Ingress Received Invalid Messages Count of invalid messages read from all Azure Event Hubs or Azure IoT Hub event sources.
Ingress Received Messages Count of messages read from all Event Hubs or IoT Hubs event sources.
Ingress Stored Bytes Total size of events stored and available for query. Size is computed only on the property value.
Ingress Stored Events Count of flattened events stored and available for query.
Ingress Received Message Time Lag Difference between the time that the message is enqueued in the event source and the time it is processed in Ingress.
Ingress Received Message Count Lag Difference between the sequence number of last enqueued message in the event source partition and sequence number of message being processed in Ingress.

Real Case scenario

To make use of these learnings, we just went through, nothing better than a real case scenario. You can use it as an example, accessing or planning your TSI environment.
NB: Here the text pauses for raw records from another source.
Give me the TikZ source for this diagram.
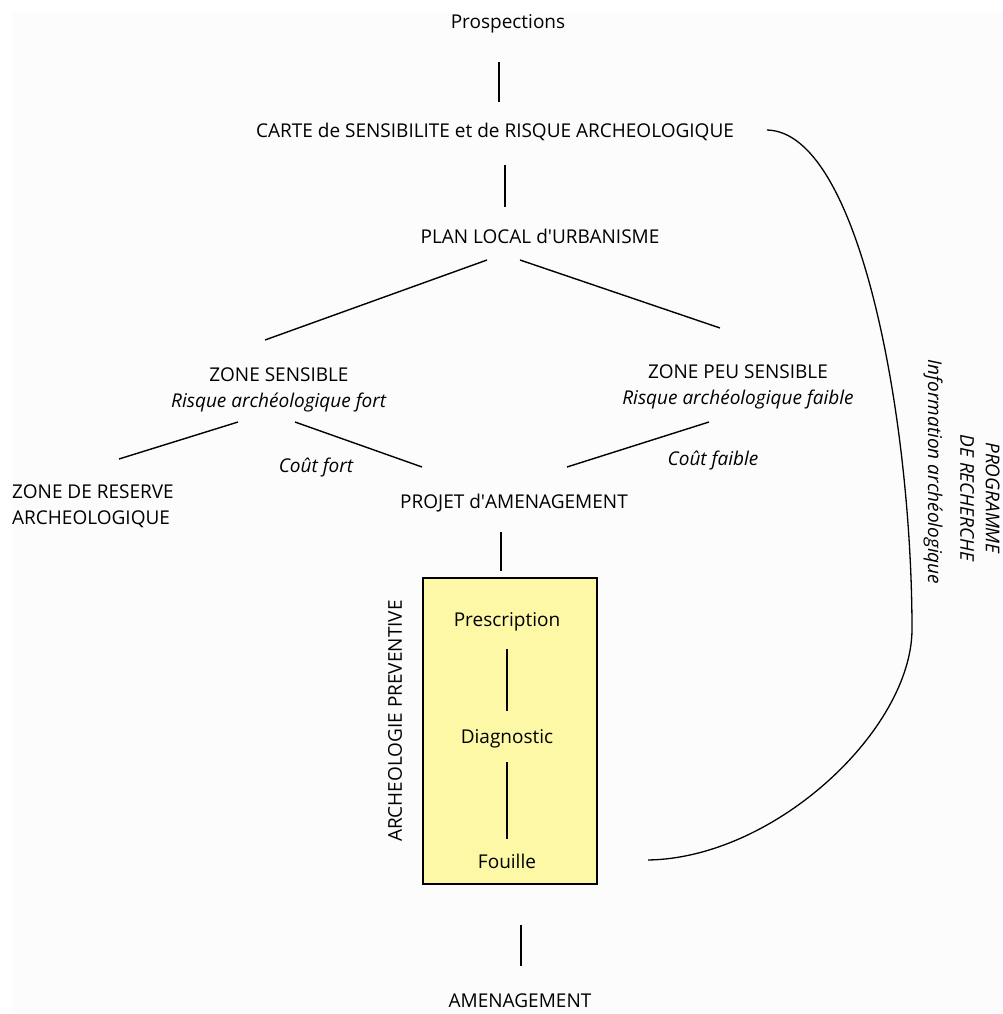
\documentclass[tikz,border=0pt]{standalone}
\usepackage{fontspec}
\setmainfont{Open Sans}
\definecolor{boxyellow}{HTML}{FDF8A6}
\definecolor{paper}{HTML}{FCFCFC}

\begin{document}
\begin{tikzpicture}[x=1pt,y=-1pt]
\tikzset{lbl/.style={font=\fontsize{19}{25.5}\selectfont,inner sep=0pt,align=center},
  note/.style={lbl,font=\fontsize{19}{25.5}\selectfont\itshape},
  link/.style={line width=1.4pt},
  stage/.style={line width=2.6pt}}
\useasboundingbox (0,0) rectangle (1003,1014);
\fill[paper] (12,12) rectangle (1003,1014);
% from survey to planning
\node[lbl] (pros) at (508,24) {Prospections};
\node[lbl] (carte) at (495,132) {CARTE de SENSIBILITE et de RISQUE ARCHEOLOGIQUE};
\node[lbl] (plan) at (540,236) {PLAN LOCAL d\textquotesingle URBANISME};
\node[lbl] (zs) at (279,390) {ZONE SENSIBLE\\\textit{Risque archéologique fort}};
\node[lbl] (zps) at (738,387) {ZONE PEU SENSIBLE\\\textit{Risque archéologique faible}};
\node[lbl,anchor=north west,align=left] (reserve) at (12,485) {ZONE DE RESERVE\\ARCHEOLOGIQUE};
\node[lbl] (projet) at (514,503) {PROJET d\textquotesingle AMENAGEMENT};
\node[note] (coutfort) at (316,468) {Coût fort};
\node[note] (coutfaible) at (713,461) {Coût faible};
% preventive archaeology
\node[draw,fill=boxyellow,line width=1.2pt,minimum width=174pt,minimum height=306pt,inner sep=0pt] (prev) at (510,731) {};
\node[lbl] (presc) at (507,622) {Prescription};
\node[lbl] (diag) at (507,739) {Diagnostic};
\node[lbl] (fouille) at (507,861) {Fouille};
\node[lbl,rotate=90] (archprev) at (395,721) {ARCHEOLOGIE PREVENTIVE};
\node[lbl] (amen) at (520,1001) {AMENAGEMENT};
\node[note,rotate=-90] (info) at (933,472) {Information archéologique};
\node[note,rotate=-90] (prog) at (980,498) {PROGRAMME\\DE RECHERCHE};

\draw[link] ([shift={(-9,38)}]pros.center) -- ([shift={(4,-30)}]carte.center);
\draw[link] ([shift={(10,33)}]carte.center) -- ([shift={(-35,-29)}]plan.center);
\draw[link] ([shift={(-53,24)}]plan.center) -- ([shift={(-14,-50)}]zs.center);
\draw[link] ([shift={(-20,24)}]plan.center) -- ([shift={(-18,-59)}]zps.center);
\draw[link] ([shift={(-41,32)}]zs.center) -- ([shift={(107,-26)}]reserve.north west);
\draw[link] ([shift={(16,32)}]zs.center) -- ([shift={(-92,-36)}]projet.center);
\draw[link] ([shift={(-29,35)}]zps.center) -- ([shift={(53,-36)}]projet.center);
\draw[stage] ([shift={(-13,29)}]projet.center) -- ([shift={(-9,-6)}]prev.north);
\draw[stage] ([shift={(0,27)}]presc.center) -- ([shift={(0,-28)}]diag.center);
\draw[stage] ([shift={(0,23)}]diag.center) -- ([shift={(0,-22)}]fouille.center);
\draw[link,line width=2pt] ([shift={(11,40)}]prev.south) -- ([shift={(1,-35)}]amen.center);
% research feedback loop
\draw[line width=1.3pt] ([shift={(272,-2)}]carte.center) .. controls (860,132) and (912,420) .. (912,630)
  .. controls (911,730) and (775,858) .. ([shift={(141,-1)}]fouille.center);
\end{tikzpicture}
\end{document}
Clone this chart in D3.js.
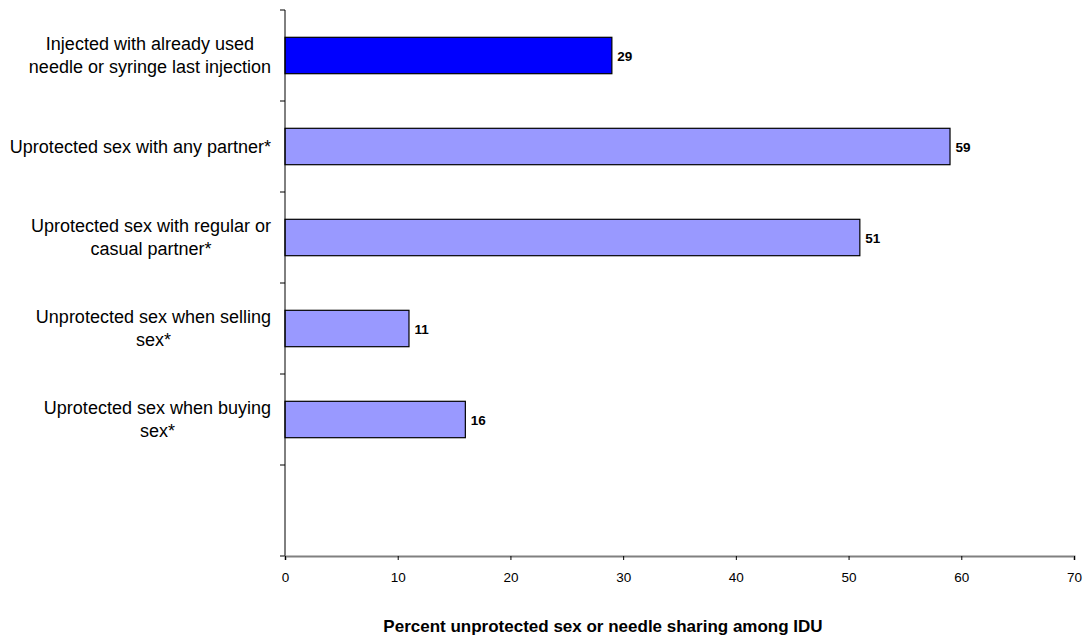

The business scenario is around an enterprise collecting huge amount of data around vessels navigating throughout the world. They have the usual requirements around storage, and near-real-time querying. With maritime operators, they need to do analysis on data, detect and prevent anomalies.

Once we decided to provision Time Series Insights, we noticed data was missing or didn’t match up correctly. This means vessel precise positioning. We started the capacity analysis immediately:

The analysis done covered a total of 15 days (360 hours). The provisioned TSI was an S1 SKU with 1 Capacity unit - The minimum possible.

After looking at the new metrics available in Azure, for the TSI resource, best approach was to write down metrics:

TOTAL (15 Days = 360 hours)

  • Ingress Received Messages: 9,13M = 9130000
  • Ingress Stored Events: 31,71M = 31710000
  • Ingress Received Bytes: 11,8 GB = 11800000 KB
  • Ingress Stored Bytes: 5 GB = 5000000 KB

AVERAGE /hour

  • Ingress Received Messages: 9130000 / 360 = 25.361,1 messages
  • Ingress Received Bytes: 11800000 / 360 = 32.777,8 bytes
  • Message Size = 1,292 bytes
  • Ingress Stored Events: 31710000 / 360 = 88.083,3 events
  • Ingress Stored Bytes: 5000000 / 360 = 13.888,9 bytes
  • Event Size = 0,157 bytes

Starting by storage, it did not represent any issue, as storage usage was way inferior then the maximum storage capacity (for the 1x S1): 30 GB (30 million events) per month.

Ingress Received Bytes and Ingress Stored Bytes (sum)

Shifting the analysis to ingestion throughput, consider the following images with detailed information about message and events volume:

Message / Events ingest metrics (sum)

Looking at the TSI thresholds for a 1 Capacity unit of S1 SKU:

  • (1 million events) per day
  • or (41.666 events) per hour
  • or (694) per minute
  • or (11,5) per sec

Always check your event source data volume and throughput of ingestion. For this real scenario, vent Hub was the single event source for TSI. For a complete analysis, we must evaluate the existence the EventHub volume of data and its retention capacity.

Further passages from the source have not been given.